50.9 concluding remarks
We learned about cross-validation with a specific modeling choice (polynomials), and a specific procedure (k-fold cross-validation). This was not intended to be a comprehensive treatment of cross-validation, just an introduction to the main ideas. Models with several hyperparameters require using nested cross-validation, and classification problems might benefit from stratified cross-validation, to name just two examples.
When I started learning about cross-validation, the different datasets confused me, and I tended confuse which I should use and for what purpose. I’d like to offer a clear way of thinking about this. We should first think of the three different goals we have when we are trying to find a good model for our data:
- Training variations of the model. In other words, finding the best set of parameters.
- Selecting the best model. In this stage we choose the best hyperparameters, which are the different modeling choices we have, such as the degree of the polynomial, the number of trees in a random forest, etc.
- Estimating the performance of the selected model. In this last stage we simply quantify how well the selected model performs on new data.
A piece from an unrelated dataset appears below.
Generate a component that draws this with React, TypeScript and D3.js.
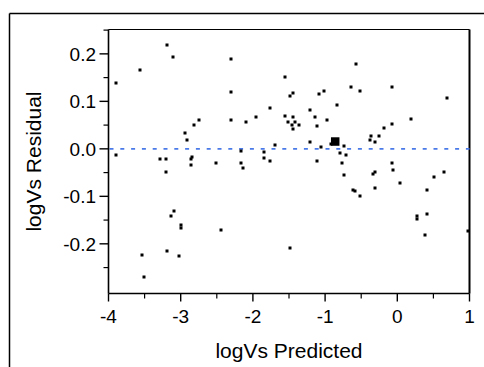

Each set of the data corresponds to one of these three goals. The training set is used to train the models, the validation set is used to select the best model, and the test set is used to estimate the performance of the selected model. If I were king of statistics for one day, the first thing I would do is to change the names of these datasets to make obvious what they are for. Training set is great, nothing to change there. The worst offender is the validation set. Validation usually means “to check if something is correct”, but here we are not checking if something is correct, we are selecting the best model among several candidates. Test set is not bad, but I would change it to “performance set” to make it clear what it is for.